Transcribe the listing exactly, leaving out every picture.

---- Data extract

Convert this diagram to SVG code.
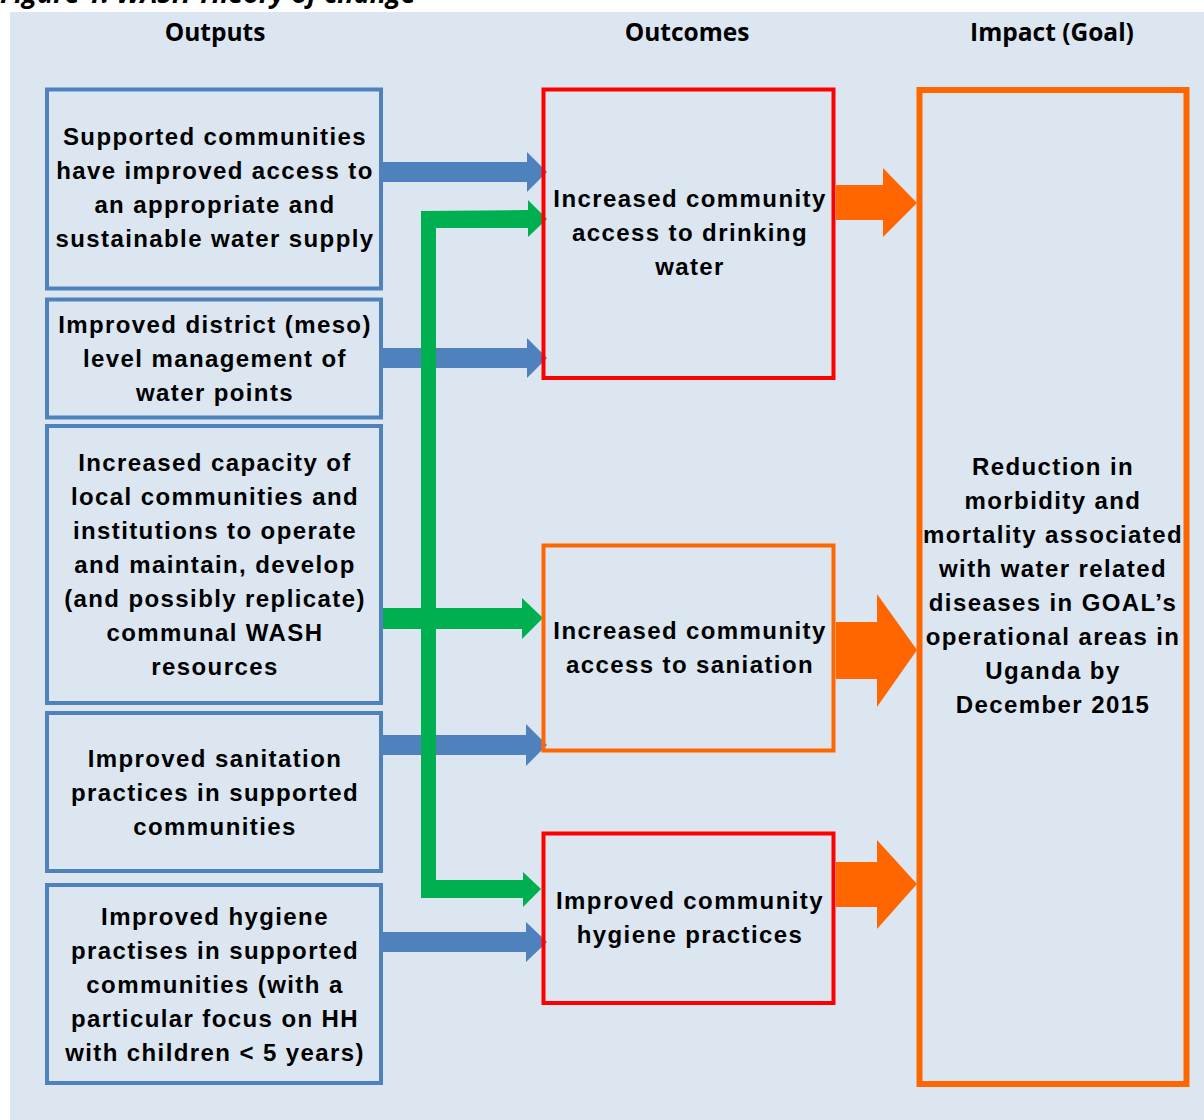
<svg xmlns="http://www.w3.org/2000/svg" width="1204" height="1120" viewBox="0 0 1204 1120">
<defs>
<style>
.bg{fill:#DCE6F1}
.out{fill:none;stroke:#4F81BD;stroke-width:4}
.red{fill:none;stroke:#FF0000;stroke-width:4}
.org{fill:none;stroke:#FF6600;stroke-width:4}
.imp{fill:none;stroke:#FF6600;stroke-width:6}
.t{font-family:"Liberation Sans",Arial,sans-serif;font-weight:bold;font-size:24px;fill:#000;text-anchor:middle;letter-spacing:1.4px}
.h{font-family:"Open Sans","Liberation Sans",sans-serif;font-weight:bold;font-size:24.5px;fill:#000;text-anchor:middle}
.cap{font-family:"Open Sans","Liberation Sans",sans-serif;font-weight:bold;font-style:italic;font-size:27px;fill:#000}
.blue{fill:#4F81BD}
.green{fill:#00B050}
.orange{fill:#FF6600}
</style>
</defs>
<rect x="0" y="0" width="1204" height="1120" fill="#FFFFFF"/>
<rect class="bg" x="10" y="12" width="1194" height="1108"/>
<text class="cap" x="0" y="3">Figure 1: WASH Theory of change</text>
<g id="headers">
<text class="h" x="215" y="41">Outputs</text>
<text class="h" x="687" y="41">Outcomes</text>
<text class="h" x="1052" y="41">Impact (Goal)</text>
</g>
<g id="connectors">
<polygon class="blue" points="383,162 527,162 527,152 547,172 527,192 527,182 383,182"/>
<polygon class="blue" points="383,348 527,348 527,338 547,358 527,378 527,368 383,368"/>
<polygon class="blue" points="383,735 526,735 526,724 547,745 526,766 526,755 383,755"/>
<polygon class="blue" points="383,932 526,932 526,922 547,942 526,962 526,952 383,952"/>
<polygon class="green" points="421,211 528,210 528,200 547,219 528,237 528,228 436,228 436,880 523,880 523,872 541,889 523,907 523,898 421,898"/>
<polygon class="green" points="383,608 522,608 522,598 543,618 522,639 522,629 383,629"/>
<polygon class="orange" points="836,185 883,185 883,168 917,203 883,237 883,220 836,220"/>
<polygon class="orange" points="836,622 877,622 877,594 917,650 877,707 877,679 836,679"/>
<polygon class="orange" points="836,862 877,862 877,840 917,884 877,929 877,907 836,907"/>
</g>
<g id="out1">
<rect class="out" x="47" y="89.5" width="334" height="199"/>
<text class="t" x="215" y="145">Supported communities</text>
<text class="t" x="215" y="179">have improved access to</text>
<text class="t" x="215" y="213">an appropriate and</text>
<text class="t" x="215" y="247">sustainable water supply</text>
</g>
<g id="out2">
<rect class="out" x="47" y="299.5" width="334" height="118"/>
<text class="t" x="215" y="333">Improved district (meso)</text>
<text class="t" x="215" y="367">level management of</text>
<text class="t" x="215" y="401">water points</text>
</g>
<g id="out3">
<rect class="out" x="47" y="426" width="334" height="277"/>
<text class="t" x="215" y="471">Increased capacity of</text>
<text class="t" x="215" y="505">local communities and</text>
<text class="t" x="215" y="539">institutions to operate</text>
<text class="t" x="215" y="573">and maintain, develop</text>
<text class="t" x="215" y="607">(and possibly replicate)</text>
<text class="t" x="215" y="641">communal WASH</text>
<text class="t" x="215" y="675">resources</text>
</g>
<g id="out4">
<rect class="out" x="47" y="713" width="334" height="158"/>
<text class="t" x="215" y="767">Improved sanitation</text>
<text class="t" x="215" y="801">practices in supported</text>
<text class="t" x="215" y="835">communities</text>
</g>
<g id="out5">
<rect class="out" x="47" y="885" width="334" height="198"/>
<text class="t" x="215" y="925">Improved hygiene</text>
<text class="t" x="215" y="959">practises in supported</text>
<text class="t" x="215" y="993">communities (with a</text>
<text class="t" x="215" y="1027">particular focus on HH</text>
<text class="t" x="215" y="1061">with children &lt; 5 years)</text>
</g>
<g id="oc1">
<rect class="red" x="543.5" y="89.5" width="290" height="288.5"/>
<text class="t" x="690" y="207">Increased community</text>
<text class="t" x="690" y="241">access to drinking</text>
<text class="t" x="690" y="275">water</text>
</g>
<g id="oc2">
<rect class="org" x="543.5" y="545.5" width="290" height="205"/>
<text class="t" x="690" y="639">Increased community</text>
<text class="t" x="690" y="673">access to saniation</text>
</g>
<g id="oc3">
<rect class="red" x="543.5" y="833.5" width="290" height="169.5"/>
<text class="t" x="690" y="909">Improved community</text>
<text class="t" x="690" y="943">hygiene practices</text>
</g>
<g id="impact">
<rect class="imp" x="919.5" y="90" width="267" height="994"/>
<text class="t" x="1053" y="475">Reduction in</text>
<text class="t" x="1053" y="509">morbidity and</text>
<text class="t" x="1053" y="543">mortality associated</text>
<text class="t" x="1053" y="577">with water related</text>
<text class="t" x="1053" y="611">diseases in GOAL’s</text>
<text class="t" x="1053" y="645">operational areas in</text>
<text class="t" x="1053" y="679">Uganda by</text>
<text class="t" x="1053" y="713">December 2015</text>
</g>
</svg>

--------

- _Expected answer_:
Convert this diagram to SVG code.
<svg xmlns="http://www.w3.org/2000/svg" width="1204" height="1120" viewBox="0 0 1204 1120">
<defs>
<style>
.bg{fill:#DCE6F1}
.out{fill:none;stroke:#4F81BD;stroke-width:4}
.red{fill:none;stroke:#FF0000;stroke-width:4}
.org{fill:none;stroke:#FF6600;stroke-width:4}
.imp{fill:none;stroke:#FF6600;stroke-width:6}
.t{font-family:"Liberation Sans",Arial,sans-serif;font-weight:bold;font-size:24px;fill:#000;text-anchor:middle;letter-spacing:1.4px}
.h{font-family:"Open Sans","Liberation Sans",sans-serif;font-weight:bold;font-size:24.5px;fill:#000;text-anchor:middle}
.cap{font-family:"Open Sans","Liberation Sans",sans-serif;font-weight:bold;font-style:italic;font-size:27px;fill:#000}
.blue{fill:#4F81BD}
.green{fill:#00B050}
.orange{fill:#FF6600}
</style>
</defs>
<rect x="0" y="0" width="1204" height="1120" fill="#FFFFFF"/>
<rect class="bg" x="10" y="12" width="1194" height="1108"/>
<text class="cap" x="0" y="3">Figure 1: WASH Theory of change</text>
<g id="headers">
<text class="h" x="215" y="41">Outputs</text>
<text class="h" x="687" y="41">Outcomes</text>
<text class="h" x="1052" y="41">Impact (Goal)</text>
</g>
<g id="connectors">
<polygon class="blue" points="383,162 527,162 527,152 547,172 527,192 527,182 383,182"/>
<polygon class="blue" points="383,348 527,348 527,338 547,358 527,378 527,368 383,368"/>
<polygon class="blue" points="383,735 526,735 526,724 547,745 526,766 526,755 383,755"/>
<polygon class="blue" points="383,932 526,932 526,922 547,942 526,962 526,952 383,952"/>
<polygon class="green" points="421,211 528,210 528,200 547,219 528,237 528,228 436,228 436,880 523,880 523,872 541,889 523,907 523,898 421,898"/>
<polygon class="green" points="383,608 522,608 522,598 543,618 522,639 522,629 383,629"/>
<polygon class="orange" points="836,185 883,185 883,168 917,203 883,237 883,220 836,220"/>
<polygon class="orange" points="836,622 877,622 877,594 917,650 877,707 877,679 836,679"/>
<polygon class="orange" points="836,862 877,862 877,840 917,884 877,929 877,907 836,907"/>
</g>
<g id="out1">
<rect class="out" x="47" y="89.5" width="334" height="199"/>
<text class="t" x="215" y="145">Supported communities</text>
<text class="t" x="215" y="179">have improved access to</text>
<text class="t" x="215" y="213">an appropriate and</text>
<text class="t" x="215" y="247">sustainable water supply</text>
</g>
<g id="out2">
<rect class="out" x="47" y="299.5" width="334" height="118"/>
<text class="t" x="215" y="333">Improved district (meso)</text>
<text class="t" x="215" y="367">level management of</text>
<text class="t" x="215" y="401">water points</text>
</g>
<g id="out3">
<rect class="out" x="47" y="426" width="334" height="277"/>
<text class="t" x="215" y="471">Increased capacity of</text>
<text class="t" x="215" y="505">local communities and</text>
<text class="t" x="215" y="539">institutions to operate</text>
<text class="t" x="215" y="573">and maintain, develop</text>
<text class="t" x="215" y="607">(and possibly replicate)</text>
<text class="t" x="215" y="641">communal WASH</text>
<text class="t" x="215" y="675">resources</text>
</g>
<g id="out4">
<rect class="out" x="47" y="713" width="334" height="158"/>
<text class="t" x="215" y="767">Improved sanitation</text>
<text class="t" x="215" y="801">practices in supported</text>
<text class="t" x="215" y="835">communities</text>
</g>
<g id="out5">
<rect class="out" x="47" y="885" width="334" height="198"/>
<text class="t" x="215" y="925">Improved hygiene</text>
<text class="t" x="215" y="959">practises in supported</text>
<text class="t" x="215" y="993">communities (with a</text>
<text class="t" x="215" y="1027">particular focus on HH</text>
<text class="t" x="215" y="1061">with children &lt; 5 years)</text>
</g>
<g id="oc1">
<rect class="red" x="543.5" y="89.5" width="290" height="288.5"/>
<text class="t" x="690" y="207">Increased community</text>
<text class="t" x="690" y="241">access to drinking</text>
<text class="t" x="690" y="275">water</text>
</g>
<g id="oc2">
<rect class="org" x="543.5" y="545.5" width="290" height="205"/>
<text class="t" x="690" y="639">Increased community</text>
<text class="t" x="690" y="673">access to saniation</text>
</g>
<g id="oc3">
<rect class="red" x="543.5" y="833.5" width="290" height="169.5"/>
<text class="t" x="690" y="909">Improved community</text>
<text class="t" x="690" y="943">hygiene practices</text>
</g>
<g id="impact">
<rect class="imp" x="919.5" y="90" width="267" height="994"/>
<text class="t" x="1053" y="475">Reduction in</text>
<text class="t" x="1053" y="509">morbidity and</text>
<text class="t" x="1053" y="543">mortality associated</text>
<text class="t" x="1053" y="577">with water related</text>
<text class="t" x="1053" y="611">diseases in GOAL’s</text>
<text class="t" x="1053" y="645">operational areas in</text>
<text class="t" x="1053" y="679">Uganda by</text>
<text class="t" x="1053" y="713">December 2015</text>
</g>
</svg>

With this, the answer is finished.